THE EXERCISE: Repeat every line, exactly, from the very first through the one where "296], [93, 137]];" appears. Add nothing else.

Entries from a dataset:
-- begin --

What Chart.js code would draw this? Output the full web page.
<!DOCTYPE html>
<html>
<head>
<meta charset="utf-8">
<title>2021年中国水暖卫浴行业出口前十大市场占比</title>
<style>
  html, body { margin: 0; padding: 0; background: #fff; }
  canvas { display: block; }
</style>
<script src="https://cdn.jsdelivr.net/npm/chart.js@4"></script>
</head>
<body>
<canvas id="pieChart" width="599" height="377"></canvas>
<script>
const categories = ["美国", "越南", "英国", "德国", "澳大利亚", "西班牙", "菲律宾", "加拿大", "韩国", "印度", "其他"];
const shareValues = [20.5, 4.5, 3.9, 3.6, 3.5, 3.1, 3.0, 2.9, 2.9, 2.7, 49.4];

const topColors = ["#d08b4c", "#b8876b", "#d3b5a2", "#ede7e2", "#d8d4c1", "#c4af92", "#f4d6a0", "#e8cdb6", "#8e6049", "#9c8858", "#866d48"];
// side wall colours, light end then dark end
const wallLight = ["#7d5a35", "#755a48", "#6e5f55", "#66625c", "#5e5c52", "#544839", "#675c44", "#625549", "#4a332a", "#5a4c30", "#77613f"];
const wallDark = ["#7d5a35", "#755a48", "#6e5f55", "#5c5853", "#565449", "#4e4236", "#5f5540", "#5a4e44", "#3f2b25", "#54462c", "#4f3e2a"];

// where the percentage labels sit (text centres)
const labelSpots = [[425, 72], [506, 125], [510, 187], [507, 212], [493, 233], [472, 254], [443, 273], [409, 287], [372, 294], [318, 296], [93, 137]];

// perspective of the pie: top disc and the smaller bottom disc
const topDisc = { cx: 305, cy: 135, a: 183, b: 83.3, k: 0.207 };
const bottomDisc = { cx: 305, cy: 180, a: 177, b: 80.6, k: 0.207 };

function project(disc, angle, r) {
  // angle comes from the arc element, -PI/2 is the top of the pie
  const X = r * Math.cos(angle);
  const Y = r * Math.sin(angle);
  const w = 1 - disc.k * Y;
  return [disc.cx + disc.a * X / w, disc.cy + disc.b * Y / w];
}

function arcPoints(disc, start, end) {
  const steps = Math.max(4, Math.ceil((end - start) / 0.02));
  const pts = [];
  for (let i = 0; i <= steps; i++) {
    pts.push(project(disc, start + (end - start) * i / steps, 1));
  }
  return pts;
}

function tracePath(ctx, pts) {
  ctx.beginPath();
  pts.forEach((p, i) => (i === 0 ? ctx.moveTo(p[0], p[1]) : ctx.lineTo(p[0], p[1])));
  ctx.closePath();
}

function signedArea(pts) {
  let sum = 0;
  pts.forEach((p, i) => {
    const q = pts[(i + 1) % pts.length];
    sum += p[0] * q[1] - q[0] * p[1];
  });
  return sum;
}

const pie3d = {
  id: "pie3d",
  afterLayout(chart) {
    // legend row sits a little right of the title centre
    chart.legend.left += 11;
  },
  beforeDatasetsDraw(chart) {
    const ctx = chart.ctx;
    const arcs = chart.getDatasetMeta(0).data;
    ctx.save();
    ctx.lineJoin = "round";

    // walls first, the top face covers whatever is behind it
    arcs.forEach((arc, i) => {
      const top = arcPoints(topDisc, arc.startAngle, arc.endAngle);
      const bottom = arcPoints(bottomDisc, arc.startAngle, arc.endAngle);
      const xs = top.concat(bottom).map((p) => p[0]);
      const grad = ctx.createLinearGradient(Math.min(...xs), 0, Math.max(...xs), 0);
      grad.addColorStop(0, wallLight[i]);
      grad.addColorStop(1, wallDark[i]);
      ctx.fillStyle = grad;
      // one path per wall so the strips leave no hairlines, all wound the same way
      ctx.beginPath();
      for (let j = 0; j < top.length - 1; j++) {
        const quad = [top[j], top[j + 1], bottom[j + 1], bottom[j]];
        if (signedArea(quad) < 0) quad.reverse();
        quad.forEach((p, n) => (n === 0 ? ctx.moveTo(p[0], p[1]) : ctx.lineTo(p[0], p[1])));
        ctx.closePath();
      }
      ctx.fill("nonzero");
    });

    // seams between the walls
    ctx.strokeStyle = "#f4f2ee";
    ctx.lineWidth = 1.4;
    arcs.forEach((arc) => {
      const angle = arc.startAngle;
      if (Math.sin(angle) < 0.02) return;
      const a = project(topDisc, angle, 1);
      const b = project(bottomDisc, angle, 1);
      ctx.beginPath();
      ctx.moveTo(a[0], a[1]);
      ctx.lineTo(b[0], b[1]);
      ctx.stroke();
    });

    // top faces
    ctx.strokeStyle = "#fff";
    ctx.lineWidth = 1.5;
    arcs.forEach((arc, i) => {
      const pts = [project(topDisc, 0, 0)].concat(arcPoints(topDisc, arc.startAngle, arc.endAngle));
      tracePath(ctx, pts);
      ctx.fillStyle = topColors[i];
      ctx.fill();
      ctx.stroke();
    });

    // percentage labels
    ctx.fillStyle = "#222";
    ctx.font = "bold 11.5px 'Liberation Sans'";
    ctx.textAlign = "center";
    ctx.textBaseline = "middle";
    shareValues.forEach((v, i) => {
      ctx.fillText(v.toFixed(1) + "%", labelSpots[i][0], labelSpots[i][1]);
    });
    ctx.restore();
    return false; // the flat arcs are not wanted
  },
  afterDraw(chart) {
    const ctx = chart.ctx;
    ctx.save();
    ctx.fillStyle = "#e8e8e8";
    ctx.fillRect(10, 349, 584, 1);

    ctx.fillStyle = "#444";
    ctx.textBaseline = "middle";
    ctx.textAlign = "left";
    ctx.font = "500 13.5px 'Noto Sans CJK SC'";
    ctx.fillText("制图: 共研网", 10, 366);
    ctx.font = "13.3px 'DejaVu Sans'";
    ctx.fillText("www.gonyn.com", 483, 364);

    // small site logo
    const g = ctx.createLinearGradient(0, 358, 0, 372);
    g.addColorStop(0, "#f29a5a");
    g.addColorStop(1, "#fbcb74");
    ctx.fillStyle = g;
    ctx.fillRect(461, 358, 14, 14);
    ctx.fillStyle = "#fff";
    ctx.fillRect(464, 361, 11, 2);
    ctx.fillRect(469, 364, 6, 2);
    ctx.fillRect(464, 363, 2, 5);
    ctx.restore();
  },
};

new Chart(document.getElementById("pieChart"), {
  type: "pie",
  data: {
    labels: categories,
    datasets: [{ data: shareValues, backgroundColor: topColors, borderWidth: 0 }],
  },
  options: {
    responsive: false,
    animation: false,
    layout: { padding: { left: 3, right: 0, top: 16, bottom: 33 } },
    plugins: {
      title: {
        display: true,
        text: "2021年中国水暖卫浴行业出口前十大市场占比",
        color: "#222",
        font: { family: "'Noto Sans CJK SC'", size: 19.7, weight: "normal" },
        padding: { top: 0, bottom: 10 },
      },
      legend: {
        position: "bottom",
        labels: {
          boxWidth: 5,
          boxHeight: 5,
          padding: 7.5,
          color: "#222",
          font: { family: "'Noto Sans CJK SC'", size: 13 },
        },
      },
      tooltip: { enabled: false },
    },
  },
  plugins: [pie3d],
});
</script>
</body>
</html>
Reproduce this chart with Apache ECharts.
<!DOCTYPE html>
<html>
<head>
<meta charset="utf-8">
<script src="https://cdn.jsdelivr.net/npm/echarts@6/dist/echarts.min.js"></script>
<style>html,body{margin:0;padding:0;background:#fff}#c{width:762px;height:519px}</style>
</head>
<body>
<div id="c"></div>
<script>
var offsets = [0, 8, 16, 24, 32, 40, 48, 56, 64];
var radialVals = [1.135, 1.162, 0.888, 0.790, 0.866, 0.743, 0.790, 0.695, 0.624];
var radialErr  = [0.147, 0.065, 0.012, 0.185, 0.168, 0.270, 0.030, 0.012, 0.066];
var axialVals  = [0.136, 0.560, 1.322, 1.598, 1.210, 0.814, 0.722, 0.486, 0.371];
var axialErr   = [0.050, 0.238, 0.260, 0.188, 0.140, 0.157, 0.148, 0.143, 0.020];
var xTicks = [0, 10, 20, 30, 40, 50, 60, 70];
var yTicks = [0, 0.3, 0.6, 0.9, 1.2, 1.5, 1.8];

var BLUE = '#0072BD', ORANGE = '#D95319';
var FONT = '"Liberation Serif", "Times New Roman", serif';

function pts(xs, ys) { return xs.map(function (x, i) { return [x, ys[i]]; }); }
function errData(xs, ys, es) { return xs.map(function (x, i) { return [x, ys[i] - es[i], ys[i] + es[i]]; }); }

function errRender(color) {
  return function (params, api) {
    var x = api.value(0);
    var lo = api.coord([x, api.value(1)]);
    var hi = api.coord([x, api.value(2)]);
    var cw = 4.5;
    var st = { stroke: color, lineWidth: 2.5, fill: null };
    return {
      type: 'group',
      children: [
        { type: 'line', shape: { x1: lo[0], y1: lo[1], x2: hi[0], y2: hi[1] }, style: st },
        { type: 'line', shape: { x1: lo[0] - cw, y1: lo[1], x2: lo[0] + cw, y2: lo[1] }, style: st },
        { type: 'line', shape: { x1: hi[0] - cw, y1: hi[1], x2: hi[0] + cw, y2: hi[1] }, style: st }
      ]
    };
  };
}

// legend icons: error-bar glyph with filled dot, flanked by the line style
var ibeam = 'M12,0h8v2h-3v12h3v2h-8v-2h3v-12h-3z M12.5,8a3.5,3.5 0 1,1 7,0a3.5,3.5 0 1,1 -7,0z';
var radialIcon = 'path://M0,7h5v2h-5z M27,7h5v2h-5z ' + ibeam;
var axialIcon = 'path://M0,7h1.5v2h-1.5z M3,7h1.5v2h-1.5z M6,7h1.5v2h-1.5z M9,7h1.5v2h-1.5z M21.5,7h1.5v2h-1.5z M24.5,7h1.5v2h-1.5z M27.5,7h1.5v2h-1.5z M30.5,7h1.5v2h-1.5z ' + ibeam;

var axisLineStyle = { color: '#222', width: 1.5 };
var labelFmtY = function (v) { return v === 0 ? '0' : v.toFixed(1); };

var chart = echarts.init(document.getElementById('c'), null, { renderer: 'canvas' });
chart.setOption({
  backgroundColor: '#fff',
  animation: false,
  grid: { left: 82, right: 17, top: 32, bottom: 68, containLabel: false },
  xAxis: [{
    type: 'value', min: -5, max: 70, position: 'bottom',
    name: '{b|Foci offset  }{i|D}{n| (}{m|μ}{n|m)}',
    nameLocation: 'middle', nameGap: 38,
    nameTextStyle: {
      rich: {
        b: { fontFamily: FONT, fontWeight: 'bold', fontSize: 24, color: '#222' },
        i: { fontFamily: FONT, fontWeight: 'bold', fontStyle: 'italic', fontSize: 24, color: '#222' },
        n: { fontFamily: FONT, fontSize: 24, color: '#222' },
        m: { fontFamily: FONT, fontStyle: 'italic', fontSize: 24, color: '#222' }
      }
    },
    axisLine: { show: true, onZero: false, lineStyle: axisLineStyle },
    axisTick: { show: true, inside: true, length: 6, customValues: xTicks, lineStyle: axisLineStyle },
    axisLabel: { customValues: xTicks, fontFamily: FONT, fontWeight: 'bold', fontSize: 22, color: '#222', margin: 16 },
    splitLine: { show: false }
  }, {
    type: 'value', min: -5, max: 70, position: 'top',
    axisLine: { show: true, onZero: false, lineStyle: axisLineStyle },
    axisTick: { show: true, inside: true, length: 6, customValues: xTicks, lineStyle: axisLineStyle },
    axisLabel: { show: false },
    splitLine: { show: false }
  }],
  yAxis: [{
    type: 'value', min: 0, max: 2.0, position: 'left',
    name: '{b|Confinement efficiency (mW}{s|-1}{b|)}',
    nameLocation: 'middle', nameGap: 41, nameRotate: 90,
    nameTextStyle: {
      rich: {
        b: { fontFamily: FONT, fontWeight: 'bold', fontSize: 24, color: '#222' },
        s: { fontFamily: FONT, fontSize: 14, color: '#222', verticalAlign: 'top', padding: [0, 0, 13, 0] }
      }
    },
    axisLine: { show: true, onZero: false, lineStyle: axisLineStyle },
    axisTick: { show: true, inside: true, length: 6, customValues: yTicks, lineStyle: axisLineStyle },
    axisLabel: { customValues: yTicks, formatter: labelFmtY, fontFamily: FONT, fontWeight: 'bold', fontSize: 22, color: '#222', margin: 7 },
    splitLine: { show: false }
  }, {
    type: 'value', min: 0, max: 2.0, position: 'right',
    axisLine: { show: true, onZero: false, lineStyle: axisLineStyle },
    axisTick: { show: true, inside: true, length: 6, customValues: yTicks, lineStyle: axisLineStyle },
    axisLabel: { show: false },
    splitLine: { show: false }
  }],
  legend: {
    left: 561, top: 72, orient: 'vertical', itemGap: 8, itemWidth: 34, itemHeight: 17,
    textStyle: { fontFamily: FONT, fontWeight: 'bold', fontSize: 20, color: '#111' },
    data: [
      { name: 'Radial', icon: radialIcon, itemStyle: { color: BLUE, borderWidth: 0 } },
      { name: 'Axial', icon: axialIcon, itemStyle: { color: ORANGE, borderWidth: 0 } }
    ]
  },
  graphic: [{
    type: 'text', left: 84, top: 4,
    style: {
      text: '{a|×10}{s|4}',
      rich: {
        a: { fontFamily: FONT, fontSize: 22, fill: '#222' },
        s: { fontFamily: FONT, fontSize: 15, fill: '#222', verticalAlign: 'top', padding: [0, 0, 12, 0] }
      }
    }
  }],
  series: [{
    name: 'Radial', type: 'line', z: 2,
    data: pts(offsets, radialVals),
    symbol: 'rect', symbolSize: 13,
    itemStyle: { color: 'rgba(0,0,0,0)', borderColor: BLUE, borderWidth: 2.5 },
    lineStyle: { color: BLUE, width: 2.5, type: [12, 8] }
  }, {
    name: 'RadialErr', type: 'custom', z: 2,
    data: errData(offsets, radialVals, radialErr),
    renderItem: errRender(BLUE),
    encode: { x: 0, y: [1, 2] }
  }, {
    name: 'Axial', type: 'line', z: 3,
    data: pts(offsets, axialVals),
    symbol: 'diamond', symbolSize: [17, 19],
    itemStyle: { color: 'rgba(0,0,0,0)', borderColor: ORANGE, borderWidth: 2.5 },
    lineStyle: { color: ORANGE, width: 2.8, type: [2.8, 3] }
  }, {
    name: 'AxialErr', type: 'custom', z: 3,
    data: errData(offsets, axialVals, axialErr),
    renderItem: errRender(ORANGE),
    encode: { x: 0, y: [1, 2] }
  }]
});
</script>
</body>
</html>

-- end --

EXERCISE ANSWER:
What Chart.js code would draw this? Output the full web page.
<!DOCTYPE html>
<html>
<head>
<meta charset="utf-8">
<title>2021年中国水暖卫浴行业出口前十大市场占比</title>
<style>
  html, body { margin: 0; padding: 0; background: #fff; }
  canvas { display: block; }
</style>
<script src="https://cdn.jsdelivr.net/npm/chart.js@4"></script>
</head>
<body>
<canvas id="pieChart" width="599" height="377"></canvas>
<script>
const categories = ["美国", "越南", "英国", "德国", "澳大利亚", "西班牙", "菲律宾", "加拿大", "韩国", "印度", "其他"];
const shareValues = [20.5, 4.5, 3.9, 3.6, 3.5, 3.1, 3.0, 2.9, 2.9, 2.7, 49.4];

const topColors = ["#d08b4c", "#b8876b", "#d3b5a2", "#ede7e2", "#d8d4c1", "#c4af92", "#f4d6a0", "#e8cdb6", "#8e6049", "#9c8858", "#866d48"];
// side wall colours, light end then dark end
const wallLight = ["#7d5a35", "#755a48", "#6e5f55", "#66625c", "#5e5c52", "#544839", "#675c44", "#625549", "#4a332a", "#5a4c30", "#77613f"];
const wallDark = ["#7d5a35", "#755a48", "#6e5f55", "#5c5853", "#565449", "#4e4236", "#5f5540", "#5a4e44", "#3f2b25", "#54462c", "#4f3e2a"];

// where the percentage labels sit (text centres)
const labelSpots = [[425, 72], [506, 125], [510, 187], [507, 212], [493, 233], [472, 254], [443, 273], [409, 287], [372, 294], [318, 296], [93, 137]];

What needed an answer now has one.